Data for processing ->

— Begin —

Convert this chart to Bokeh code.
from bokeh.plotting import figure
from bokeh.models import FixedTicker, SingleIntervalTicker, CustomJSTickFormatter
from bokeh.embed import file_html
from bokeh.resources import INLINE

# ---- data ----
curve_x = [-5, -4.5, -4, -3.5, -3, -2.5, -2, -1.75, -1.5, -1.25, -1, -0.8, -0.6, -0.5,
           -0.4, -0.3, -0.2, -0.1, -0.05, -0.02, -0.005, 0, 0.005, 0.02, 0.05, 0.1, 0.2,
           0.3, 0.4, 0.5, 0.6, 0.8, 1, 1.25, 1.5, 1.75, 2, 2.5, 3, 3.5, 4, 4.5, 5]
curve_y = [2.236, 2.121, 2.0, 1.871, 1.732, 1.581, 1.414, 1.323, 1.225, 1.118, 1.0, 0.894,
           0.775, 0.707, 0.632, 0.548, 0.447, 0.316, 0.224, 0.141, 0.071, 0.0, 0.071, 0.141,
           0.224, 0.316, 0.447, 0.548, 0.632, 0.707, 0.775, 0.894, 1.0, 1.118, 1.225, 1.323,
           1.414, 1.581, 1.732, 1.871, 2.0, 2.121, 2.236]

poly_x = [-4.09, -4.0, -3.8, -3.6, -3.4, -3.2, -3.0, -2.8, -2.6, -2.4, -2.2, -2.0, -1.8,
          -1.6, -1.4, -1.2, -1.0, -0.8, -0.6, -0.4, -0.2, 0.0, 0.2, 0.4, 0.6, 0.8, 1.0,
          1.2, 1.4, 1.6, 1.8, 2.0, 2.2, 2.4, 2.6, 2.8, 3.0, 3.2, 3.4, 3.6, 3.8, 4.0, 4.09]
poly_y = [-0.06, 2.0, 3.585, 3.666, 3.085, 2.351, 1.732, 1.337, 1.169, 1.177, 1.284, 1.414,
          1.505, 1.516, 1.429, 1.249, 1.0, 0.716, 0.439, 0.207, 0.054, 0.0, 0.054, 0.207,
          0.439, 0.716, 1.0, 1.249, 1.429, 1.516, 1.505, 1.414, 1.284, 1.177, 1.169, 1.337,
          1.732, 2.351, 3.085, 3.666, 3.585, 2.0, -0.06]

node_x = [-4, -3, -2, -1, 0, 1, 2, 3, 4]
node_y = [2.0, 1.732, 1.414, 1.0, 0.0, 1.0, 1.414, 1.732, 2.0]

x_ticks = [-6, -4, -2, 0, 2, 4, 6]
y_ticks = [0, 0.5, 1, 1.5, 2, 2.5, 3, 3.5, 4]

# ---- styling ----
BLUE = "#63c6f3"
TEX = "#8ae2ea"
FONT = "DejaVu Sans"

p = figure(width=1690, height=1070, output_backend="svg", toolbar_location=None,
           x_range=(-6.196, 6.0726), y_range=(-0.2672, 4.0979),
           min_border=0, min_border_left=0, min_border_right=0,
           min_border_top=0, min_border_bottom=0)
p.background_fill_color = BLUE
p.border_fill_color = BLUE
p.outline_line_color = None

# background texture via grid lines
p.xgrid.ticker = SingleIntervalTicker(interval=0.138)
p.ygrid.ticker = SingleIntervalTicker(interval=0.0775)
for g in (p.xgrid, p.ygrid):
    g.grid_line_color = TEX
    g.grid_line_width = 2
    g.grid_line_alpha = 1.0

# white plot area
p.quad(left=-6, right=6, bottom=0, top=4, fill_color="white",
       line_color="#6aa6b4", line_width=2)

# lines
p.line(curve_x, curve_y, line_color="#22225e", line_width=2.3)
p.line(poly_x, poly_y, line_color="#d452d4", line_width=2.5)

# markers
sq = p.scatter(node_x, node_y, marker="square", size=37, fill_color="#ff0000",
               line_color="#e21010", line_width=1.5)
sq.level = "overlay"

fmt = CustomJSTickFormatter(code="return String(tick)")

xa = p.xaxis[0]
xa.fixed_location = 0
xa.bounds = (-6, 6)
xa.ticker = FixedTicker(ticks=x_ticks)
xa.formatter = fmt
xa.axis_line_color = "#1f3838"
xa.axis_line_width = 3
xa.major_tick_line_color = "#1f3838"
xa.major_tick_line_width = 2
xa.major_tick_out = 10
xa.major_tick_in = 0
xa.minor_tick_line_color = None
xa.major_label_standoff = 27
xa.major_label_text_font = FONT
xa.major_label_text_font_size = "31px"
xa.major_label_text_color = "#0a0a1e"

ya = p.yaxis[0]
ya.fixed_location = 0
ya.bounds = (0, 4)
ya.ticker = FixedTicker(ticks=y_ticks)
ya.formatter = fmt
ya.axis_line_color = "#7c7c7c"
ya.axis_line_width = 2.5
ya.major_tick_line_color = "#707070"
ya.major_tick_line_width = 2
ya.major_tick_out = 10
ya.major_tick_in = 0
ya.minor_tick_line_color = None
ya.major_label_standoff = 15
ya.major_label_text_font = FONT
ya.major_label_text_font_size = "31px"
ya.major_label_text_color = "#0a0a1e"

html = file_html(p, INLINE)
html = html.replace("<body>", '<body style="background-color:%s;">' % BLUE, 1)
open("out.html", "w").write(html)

— End —
— Begin —

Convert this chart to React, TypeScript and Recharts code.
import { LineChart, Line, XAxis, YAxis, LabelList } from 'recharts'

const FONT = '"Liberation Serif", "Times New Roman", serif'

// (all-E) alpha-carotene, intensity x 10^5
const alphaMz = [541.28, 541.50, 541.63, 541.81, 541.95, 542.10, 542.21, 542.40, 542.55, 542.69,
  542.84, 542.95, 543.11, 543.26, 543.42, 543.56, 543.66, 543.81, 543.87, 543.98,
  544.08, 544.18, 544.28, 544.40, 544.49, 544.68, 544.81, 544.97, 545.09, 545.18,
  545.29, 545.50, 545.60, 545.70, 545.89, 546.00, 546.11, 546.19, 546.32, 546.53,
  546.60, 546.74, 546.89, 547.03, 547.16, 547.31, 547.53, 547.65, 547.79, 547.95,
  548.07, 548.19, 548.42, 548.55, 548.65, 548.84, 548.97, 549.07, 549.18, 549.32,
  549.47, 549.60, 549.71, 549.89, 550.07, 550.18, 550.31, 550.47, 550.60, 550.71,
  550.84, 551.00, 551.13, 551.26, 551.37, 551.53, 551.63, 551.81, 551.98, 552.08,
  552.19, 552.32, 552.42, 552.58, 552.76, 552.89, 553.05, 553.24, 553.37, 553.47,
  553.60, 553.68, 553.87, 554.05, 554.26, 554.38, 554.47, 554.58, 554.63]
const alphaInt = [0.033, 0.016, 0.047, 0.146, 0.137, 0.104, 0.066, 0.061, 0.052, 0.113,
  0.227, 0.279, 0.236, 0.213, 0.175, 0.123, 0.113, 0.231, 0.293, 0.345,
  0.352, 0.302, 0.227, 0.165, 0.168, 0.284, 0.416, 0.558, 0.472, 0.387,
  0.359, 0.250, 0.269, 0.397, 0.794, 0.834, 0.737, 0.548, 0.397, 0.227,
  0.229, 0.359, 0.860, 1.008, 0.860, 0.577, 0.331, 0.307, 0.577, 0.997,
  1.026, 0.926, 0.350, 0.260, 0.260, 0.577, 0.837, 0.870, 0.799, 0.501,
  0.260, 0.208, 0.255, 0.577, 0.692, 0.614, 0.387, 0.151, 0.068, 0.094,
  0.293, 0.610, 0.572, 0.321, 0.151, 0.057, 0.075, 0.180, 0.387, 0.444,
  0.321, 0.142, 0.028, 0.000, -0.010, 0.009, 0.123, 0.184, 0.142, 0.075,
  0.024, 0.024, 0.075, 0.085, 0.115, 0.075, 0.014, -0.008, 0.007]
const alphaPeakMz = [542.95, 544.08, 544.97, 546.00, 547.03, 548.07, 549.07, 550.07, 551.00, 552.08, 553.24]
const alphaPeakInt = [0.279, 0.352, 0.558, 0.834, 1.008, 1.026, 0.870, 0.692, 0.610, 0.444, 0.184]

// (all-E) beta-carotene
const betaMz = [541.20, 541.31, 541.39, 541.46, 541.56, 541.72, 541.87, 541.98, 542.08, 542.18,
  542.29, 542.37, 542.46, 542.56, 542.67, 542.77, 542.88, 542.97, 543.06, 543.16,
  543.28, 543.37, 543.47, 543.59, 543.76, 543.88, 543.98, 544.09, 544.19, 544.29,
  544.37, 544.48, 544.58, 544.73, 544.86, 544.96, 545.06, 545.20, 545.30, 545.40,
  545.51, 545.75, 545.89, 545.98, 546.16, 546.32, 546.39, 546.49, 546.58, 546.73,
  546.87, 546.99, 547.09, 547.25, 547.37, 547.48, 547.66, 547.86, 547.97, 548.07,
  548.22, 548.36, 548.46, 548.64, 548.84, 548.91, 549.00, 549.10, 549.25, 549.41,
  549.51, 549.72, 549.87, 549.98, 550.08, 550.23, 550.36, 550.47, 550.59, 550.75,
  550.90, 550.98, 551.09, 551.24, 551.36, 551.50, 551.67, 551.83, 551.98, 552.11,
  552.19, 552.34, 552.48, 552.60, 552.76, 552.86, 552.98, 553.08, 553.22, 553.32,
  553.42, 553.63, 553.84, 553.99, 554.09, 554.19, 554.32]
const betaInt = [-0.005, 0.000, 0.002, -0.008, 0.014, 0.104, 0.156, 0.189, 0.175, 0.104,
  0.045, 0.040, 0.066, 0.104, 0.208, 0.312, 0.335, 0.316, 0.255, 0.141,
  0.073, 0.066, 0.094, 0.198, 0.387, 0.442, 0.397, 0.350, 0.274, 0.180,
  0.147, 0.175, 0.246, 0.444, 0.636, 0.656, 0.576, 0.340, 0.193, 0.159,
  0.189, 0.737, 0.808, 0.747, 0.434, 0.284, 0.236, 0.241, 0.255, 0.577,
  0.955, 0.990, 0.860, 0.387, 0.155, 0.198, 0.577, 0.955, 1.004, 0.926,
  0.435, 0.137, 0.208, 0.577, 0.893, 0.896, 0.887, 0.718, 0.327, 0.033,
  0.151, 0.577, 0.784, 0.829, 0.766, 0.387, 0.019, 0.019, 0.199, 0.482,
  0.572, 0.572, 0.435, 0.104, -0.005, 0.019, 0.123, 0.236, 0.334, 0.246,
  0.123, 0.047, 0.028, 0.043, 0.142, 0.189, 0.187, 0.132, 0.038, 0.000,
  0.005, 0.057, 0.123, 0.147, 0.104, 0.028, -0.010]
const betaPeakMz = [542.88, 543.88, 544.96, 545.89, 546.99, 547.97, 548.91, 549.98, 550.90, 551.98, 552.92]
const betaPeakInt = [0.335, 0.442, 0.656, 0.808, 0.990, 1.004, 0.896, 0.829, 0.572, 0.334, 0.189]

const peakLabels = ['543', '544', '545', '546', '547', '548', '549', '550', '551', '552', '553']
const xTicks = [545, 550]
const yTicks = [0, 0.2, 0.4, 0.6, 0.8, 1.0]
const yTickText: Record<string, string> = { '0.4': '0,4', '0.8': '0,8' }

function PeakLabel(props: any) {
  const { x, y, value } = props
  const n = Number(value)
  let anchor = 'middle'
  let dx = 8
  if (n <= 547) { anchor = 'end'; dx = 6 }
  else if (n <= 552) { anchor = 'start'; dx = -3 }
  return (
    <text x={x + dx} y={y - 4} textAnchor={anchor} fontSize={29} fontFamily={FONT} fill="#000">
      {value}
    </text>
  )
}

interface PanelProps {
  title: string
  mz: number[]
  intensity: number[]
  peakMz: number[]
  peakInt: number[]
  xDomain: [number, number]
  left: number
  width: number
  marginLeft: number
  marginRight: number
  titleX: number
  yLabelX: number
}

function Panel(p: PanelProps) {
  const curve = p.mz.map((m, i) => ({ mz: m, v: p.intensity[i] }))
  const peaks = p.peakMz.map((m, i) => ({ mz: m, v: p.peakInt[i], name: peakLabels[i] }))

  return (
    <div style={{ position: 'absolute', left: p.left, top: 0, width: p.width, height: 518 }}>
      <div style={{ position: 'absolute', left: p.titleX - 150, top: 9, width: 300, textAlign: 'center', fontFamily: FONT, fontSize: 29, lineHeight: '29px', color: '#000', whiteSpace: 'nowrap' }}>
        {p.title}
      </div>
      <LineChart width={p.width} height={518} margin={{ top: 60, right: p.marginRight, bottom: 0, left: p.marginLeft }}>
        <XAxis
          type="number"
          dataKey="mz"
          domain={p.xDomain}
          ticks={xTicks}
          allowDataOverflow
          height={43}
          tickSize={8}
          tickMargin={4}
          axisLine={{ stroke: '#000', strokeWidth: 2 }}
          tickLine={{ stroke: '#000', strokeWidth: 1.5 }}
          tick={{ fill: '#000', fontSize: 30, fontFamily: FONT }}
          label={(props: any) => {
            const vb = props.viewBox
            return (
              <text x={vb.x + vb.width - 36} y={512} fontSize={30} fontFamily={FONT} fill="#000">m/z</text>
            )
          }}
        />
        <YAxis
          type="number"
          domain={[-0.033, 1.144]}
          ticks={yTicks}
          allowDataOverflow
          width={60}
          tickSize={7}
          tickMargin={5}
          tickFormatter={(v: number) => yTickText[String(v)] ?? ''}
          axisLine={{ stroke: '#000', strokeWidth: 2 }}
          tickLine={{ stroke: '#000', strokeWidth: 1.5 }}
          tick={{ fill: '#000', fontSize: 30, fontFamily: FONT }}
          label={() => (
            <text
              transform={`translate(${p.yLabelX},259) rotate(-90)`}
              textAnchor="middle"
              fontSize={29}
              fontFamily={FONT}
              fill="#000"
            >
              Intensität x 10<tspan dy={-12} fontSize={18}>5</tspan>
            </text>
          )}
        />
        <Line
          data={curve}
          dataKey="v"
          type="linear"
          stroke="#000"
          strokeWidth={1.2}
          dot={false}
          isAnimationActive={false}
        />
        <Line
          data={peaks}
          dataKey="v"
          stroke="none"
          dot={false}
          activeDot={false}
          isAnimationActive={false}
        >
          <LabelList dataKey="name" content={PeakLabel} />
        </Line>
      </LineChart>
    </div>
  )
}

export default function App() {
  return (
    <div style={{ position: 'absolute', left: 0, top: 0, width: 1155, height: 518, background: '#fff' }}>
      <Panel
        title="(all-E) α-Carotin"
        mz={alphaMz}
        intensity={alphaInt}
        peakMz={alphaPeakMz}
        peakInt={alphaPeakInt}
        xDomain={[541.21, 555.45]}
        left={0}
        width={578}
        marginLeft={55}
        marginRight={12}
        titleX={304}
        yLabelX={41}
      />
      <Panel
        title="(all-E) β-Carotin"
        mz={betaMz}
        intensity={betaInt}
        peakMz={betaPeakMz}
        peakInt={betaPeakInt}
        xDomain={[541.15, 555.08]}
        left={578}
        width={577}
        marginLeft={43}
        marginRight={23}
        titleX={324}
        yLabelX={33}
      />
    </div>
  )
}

— End —
— Begin —

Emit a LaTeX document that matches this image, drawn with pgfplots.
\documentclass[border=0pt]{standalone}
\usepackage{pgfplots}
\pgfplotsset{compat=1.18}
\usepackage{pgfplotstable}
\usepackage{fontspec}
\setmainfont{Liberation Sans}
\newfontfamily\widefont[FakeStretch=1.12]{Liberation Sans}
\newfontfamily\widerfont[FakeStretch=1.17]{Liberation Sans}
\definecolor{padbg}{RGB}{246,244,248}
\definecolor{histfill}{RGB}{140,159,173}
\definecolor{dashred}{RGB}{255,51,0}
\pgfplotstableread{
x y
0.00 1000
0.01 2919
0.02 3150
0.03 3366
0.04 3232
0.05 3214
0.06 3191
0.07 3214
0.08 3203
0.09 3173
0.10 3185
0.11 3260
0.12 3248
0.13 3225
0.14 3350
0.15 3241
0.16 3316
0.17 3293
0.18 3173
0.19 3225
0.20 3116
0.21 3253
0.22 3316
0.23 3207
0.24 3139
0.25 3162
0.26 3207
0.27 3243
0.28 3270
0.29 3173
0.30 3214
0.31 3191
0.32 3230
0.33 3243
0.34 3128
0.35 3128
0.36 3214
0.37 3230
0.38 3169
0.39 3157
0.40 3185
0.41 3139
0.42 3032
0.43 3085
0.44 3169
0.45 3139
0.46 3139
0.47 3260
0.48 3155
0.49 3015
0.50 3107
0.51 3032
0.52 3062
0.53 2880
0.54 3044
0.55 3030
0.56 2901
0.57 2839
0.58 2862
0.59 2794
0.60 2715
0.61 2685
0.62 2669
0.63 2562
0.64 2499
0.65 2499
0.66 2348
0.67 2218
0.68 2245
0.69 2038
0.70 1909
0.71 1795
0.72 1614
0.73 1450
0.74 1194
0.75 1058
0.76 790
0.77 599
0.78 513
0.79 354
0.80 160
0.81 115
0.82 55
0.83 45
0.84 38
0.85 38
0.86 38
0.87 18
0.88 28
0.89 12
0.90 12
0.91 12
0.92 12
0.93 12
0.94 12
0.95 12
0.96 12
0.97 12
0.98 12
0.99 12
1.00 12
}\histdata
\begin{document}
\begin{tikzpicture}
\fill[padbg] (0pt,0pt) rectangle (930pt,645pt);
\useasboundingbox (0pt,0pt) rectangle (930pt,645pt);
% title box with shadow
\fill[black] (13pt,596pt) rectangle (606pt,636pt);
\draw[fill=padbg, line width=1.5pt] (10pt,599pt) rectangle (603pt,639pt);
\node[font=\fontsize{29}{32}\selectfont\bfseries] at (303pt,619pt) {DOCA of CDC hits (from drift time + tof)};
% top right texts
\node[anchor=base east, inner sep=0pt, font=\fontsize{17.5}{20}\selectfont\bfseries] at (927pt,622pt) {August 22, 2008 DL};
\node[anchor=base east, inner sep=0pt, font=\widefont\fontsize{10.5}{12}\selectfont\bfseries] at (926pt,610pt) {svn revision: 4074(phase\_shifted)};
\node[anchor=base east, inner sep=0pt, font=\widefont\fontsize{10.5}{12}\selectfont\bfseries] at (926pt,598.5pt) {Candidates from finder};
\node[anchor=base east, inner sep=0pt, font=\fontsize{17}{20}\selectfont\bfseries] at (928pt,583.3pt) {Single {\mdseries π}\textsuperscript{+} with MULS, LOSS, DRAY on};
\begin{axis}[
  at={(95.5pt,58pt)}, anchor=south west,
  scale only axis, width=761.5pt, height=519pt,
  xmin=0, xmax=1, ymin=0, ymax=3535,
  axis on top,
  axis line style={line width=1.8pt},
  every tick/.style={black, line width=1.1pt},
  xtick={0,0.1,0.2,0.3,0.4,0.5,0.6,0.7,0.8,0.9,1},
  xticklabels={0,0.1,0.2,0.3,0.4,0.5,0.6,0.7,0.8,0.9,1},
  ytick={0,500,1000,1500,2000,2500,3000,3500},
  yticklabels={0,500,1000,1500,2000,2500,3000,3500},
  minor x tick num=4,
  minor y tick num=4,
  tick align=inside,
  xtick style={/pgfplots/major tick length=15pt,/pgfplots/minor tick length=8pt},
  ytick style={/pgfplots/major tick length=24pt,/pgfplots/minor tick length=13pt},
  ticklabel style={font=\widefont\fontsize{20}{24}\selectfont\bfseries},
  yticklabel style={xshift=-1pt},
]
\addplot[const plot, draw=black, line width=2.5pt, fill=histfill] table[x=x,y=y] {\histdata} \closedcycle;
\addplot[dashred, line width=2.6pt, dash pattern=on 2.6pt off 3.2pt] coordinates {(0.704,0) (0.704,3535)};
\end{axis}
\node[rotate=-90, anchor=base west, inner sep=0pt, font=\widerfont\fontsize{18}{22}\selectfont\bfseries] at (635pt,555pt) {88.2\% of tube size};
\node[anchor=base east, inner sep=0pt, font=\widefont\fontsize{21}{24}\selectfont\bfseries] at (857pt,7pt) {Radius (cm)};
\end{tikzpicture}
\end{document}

— End —

Task -> Retype exactly, and only, the lines from the one containing "Convert this chart to Bokeh code." through the one containing "1.414, 1.581, 1.732, 1.871, 2.0, 2.121, 2.236]", both included.

Task result ->
Convert this chart to Bokeh code.
from bokeh.plotting import figure
from bokeh.models import FixedTicker, SingleIntervalTicker, CustomJSTickFormatter
from bokeh.embed import file_html
from bokeh.resources import INLINE

# ---- data ----
curve_x = [-5, -4.5, -4, -3.5, -3, -2.5, -2, -1.75, -1.5, -1.25, -1, -0.8, -0.6, -0.5,
           -0.4, -0.3, -0.2, -0.1, -0.05, -0.02, -0.005, 0, 0.005, 0.02, 0.05, 0.1, 0.2,
           0.3, 0.4, 0.5, 0.6, 0.8, 1, 1.25, 1.5, 1.75, 2, 2.5, 3, 3.5, 4, 4.5, 5]
curve_y = [2.236, 2.121, 2.0, 1.871, 1.732, 1.581, 1.414, 1.323, 1.225, 1.118, 1.0, 0.894,
           0.775, 0.707, 0.632, 0.548, 0.447, 0.316, 0.224, 0.141, 0.071, 0.0, 0.071, 0.141,
           0.224, 0.316, 0.447, 0.548, 0.632, 0.707, 0.775, 0.894, 1.0, 1.118, 1.225, 1.323,
           1.414, 1.581, 1.732, 1.871, 2.0, 2.121, 2.236]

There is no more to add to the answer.